Exercise prompt
Transcribe exactly the lines from the one containing "Write a web" through the one containing "const arcs = pie(data);", both included, and leave out any pictures.

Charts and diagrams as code
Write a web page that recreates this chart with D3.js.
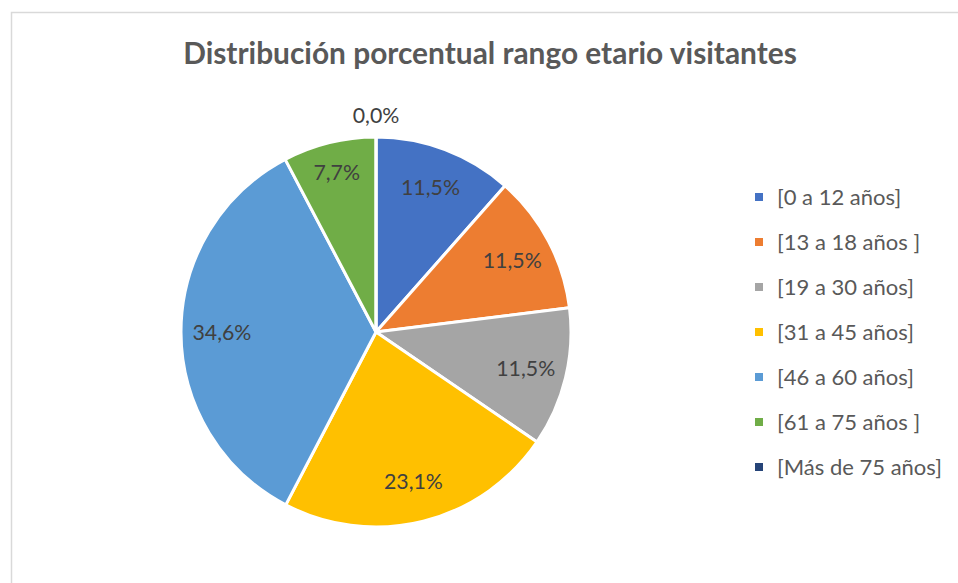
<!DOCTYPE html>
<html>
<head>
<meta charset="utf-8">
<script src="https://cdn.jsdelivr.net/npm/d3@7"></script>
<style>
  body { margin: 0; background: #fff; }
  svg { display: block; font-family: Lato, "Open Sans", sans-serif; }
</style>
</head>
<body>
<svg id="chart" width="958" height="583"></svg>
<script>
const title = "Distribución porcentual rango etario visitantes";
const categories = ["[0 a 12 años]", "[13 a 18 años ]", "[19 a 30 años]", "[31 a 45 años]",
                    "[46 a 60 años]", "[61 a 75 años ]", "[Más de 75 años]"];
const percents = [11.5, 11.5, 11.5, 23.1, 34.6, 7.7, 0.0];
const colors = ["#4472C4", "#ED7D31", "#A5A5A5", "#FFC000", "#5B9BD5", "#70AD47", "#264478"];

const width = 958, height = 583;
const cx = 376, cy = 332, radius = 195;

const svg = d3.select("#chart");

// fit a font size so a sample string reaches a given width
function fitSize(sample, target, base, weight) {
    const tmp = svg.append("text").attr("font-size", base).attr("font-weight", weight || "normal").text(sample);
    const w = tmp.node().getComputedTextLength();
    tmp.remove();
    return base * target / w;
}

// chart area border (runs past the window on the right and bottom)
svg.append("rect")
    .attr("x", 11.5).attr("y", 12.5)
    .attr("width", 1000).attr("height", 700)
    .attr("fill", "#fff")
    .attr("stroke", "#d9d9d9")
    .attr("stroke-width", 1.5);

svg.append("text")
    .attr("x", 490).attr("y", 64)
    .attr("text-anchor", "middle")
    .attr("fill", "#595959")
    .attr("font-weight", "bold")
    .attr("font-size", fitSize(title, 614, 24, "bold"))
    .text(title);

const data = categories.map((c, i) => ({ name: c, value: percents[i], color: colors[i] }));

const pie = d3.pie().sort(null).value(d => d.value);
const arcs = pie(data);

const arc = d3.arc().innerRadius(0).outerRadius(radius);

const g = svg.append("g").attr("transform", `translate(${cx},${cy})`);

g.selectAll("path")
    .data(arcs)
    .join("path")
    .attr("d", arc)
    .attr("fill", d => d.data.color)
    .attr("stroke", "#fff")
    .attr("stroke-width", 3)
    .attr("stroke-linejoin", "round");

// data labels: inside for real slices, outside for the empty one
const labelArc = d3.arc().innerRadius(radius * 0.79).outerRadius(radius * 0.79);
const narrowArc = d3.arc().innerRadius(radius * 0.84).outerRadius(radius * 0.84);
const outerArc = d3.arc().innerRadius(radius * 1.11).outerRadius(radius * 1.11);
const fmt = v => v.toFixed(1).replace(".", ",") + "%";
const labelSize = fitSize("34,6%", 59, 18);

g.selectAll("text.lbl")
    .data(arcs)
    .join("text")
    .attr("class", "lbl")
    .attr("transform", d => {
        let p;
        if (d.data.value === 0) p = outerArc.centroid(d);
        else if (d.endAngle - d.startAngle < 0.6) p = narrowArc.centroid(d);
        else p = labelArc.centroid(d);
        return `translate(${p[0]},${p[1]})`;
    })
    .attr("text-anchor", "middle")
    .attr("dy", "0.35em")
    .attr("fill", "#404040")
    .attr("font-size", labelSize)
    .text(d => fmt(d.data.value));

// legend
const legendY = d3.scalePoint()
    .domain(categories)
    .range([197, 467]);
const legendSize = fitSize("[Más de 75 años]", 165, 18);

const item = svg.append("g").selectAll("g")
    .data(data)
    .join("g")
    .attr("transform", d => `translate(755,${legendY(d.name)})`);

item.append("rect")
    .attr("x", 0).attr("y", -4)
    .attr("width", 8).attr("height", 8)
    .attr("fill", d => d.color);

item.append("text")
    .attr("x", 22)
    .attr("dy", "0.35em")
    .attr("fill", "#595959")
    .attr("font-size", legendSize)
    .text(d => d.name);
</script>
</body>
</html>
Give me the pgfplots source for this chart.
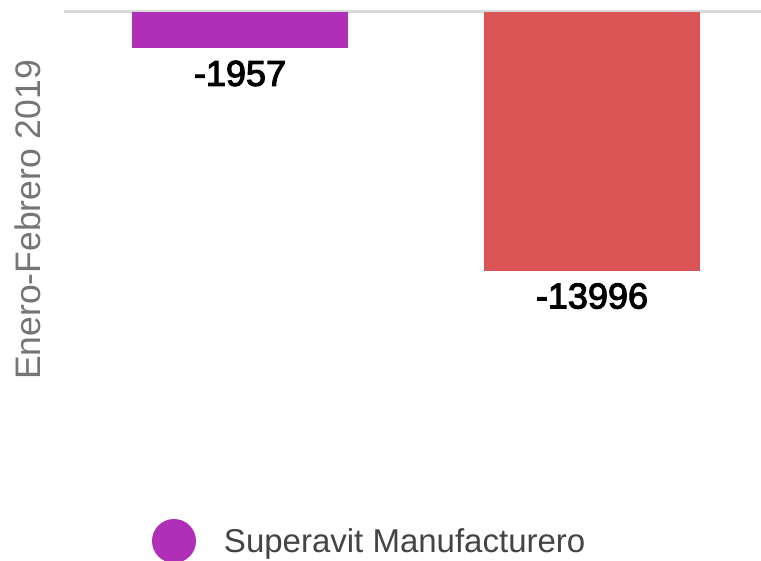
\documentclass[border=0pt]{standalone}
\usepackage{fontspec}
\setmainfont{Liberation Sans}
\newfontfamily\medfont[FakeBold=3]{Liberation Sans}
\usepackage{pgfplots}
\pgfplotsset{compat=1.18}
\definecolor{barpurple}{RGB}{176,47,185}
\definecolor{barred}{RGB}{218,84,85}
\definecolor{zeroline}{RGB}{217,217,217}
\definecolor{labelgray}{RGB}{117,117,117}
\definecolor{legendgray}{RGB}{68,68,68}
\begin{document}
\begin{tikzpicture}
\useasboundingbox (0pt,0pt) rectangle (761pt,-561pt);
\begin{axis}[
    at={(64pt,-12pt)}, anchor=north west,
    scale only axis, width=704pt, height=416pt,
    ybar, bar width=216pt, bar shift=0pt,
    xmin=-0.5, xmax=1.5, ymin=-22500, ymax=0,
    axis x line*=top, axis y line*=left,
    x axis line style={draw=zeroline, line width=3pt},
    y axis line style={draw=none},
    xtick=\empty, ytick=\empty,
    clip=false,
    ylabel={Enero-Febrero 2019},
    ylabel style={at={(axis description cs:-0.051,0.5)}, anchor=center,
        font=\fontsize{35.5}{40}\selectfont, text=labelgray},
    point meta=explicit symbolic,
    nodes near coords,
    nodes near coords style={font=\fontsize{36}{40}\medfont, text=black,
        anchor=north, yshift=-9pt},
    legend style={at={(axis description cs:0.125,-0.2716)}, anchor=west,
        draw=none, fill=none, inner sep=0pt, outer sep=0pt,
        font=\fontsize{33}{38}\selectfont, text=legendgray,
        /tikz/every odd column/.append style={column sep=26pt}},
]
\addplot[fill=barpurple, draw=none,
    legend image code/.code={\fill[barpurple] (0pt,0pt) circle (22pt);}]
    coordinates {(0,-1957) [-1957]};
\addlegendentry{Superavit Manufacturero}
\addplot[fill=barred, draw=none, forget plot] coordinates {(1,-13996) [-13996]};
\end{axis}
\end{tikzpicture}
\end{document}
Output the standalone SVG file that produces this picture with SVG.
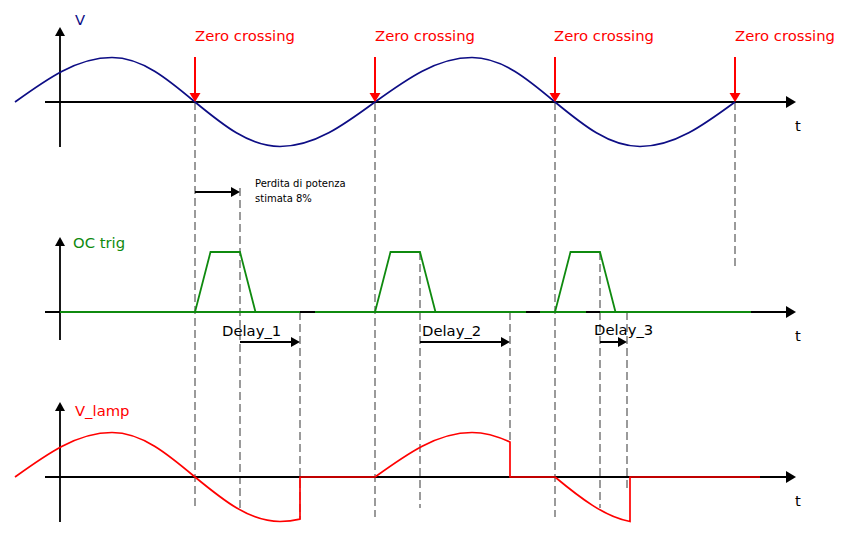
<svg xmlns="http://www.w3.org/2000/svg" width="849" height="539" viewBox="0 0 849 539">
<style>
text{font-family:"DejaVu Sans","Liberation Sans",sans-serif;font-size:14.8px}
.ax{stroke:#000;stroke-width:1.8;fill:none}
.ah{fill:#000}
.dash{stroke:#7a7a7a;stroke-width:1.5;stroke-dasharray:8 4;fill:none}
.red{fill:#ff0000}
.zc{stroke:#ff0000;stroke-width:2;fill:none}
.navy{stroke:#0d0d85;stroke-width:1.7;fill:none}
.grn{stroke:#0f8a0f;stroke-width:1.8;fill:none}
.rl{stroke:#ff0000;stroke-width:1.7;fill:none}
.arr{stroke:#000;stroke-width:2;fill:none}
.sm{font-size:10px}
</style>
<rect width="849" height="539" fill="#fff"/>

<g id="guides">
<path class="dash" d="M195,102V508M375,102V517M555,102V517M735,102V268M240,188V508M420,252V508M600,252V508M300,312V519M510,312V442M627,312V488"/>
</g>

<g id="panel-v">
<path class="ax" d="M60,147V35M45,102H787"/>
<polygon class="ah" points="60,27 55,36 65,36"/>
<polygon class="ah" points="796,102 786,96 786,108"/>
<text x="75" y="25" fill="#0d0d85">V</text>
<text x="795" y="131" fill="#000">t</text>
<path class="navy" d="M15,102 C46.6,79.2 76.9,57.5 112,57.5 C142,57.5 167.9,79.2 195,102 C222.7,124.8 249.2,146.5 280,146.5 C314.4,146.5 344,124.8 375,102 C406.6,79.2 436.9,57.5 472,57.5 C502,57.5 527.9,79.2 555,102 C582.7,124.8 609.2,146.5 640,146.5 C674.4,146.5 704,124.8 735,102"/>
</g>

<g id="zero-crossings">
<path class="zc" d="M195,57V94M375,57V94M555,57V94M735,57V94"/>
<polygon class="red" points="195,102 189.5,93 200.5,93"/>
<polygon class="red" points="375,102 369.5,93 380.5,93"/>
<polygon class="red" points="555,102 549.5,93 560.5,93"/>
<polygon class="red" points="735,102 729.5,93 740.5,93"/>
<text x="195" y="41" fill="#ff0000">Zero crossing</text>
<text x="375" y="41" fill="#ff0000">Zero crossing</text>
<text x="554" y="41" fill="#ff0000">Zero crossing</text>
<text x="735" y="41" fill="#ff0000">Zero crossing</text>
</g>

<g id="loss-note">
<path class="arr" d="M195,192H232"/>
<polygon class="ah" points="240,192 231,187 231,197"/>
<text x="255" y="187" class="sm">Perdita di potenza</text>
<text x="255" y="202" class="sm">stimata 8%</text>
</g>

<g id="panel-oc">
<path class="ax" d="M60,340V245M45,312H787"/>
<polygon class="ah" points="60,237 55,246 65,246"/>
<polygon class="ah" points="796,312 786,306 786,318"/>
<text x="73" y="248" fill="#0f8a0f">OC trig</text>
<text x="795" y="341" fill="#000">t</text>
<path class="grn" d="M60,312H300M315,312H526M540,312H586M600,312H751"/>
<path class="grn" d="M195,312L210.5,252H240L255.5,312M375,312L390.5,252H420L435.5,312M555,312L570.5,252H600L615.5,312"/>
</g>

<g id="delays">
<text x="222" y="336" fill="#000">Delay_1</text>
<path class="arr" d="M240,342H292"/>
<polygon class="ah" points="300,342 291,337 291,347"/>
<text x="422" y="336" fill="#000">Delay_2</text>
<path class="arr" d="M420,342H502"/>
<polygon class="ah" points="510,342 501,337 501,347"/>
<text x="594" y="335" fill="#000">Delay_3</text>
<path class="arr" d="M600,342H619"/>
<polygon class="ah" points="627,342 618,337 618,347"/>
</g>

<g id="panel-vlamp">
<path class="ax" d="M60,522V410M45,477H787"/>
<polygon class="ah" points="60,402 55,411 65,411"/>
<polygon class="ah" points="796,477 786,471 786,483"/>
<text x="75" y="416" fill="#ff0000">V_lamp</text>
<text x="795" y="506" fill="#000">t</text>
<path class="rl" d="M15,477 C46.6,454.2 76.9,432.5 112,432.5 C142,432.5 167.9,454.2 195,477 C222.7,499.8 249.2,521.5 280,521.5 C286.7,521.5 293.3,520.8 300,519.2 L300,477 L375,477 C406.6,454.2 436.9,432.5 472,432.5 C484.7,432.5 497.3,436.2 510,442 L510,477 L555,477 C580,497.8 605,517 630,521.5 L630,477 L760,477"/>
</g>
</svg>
--
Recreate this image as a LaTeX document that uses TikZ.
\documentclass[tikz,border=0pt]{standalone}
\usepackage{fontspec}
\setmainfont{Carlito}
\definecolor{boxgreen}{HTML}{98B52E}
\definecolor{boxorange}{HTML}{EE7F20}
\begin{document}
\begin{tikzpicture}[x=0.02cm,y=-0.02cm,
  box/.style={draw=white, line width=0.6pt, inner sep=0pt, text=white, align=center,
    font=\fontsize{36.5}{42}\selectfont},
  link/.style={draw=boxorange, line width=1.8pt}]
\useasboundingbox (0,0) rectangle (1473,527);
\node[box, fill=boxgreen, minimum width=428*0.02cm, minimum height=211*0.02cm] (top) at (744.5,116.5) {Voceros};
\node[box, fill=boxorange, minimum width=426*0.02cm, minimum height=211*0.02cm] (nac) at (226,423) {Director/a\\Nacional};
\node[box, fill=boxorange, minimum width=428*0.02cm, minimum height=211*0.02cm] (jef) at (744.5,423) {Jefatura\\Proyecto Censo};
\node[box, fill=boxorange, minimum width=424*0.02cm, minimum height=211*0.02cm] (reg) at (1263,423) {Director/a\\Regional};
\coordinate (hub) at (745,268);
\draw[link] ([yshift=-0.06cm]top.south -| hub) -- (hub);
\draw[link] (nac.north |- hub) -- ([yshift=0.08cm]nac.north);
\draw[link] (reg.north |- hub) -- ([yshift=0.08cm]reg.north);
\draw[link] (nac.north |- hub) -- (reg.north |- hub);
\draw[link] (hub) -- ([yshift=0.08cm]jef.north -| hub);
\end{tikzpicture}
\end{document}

Solution below
Write a web page that recreates this chart with D3.js.
<!DOCTYPE html>
<html>
<head>
<meta charset="utf-8">
<script src="https://cdn.jsdelivr.net/npm/d3@7"></script>
<style>
  body { margin: 0; background: #fff; }
  svg { display: block; font-family: Lato, "Open Sans", sans-serif; }
</style>
</head>
<body>
<svg id="chart" width="958" height="583"></svg>
<script>
const title = "Distribución porcentual rango etario visitantes";
const categories = ["[0 a 12 años]", "[13 a 18 años ]", "[19 a 30 años]", "[31 a 45 años]",
                    "[46 a 60 años]", "[61 a 75 años ]", "[Más de 75 años]"];
const percents = [11.5, 11.5, 11.5, 23.1, 34.6, 7.7, 0.0];
const colors = ["#4472C4", "#ED7D31", "#A5A5A5", "#FFC000", "#5B9BD5", "#70AD47", "#264478"];

const width = 958, height = 583;
const cx = 376, cy = 332, radius = 195;

const svg = d3.select("#chart");

// fit a font size so a sample string reaches a given width
function fitSize(sample, target, base, weight) {
    const tmp = svg.append("text").attr("font-size", base).attr("font-weight", weight || "normal").text(sample);
    const w = tmp.node().getComputedTextLength();
    tmp.remove();
    return base * target / w;
}

// chart area border (runs past the window on the right and bottom)
svg.append("rect")
    .attr("x", 11.5).attr("y", 12.5)
    .attr("width", 1000).attr("height", 700)
    .attr("fill", "#fff")
    .attr("stroke", "#d9d9d9")
    .attr("stroke-width", 1.5);

svg.append("text")
    .attr("x", 490).attr("y", 64)
    .attr("text-anchor", "middle")
    .attr("fill", "#595959")
    .attr("font-weight", "bold")
    .attr("font-size", fitSize(title, 614, 24, "bold"))
    .text(title);

const data = categories.map((c, i) => ({ name: c, value: percents[i], color: colors[i] }));

const pie = d3.pie().sort(null).value(d => d.value);
const arcs = pie(data);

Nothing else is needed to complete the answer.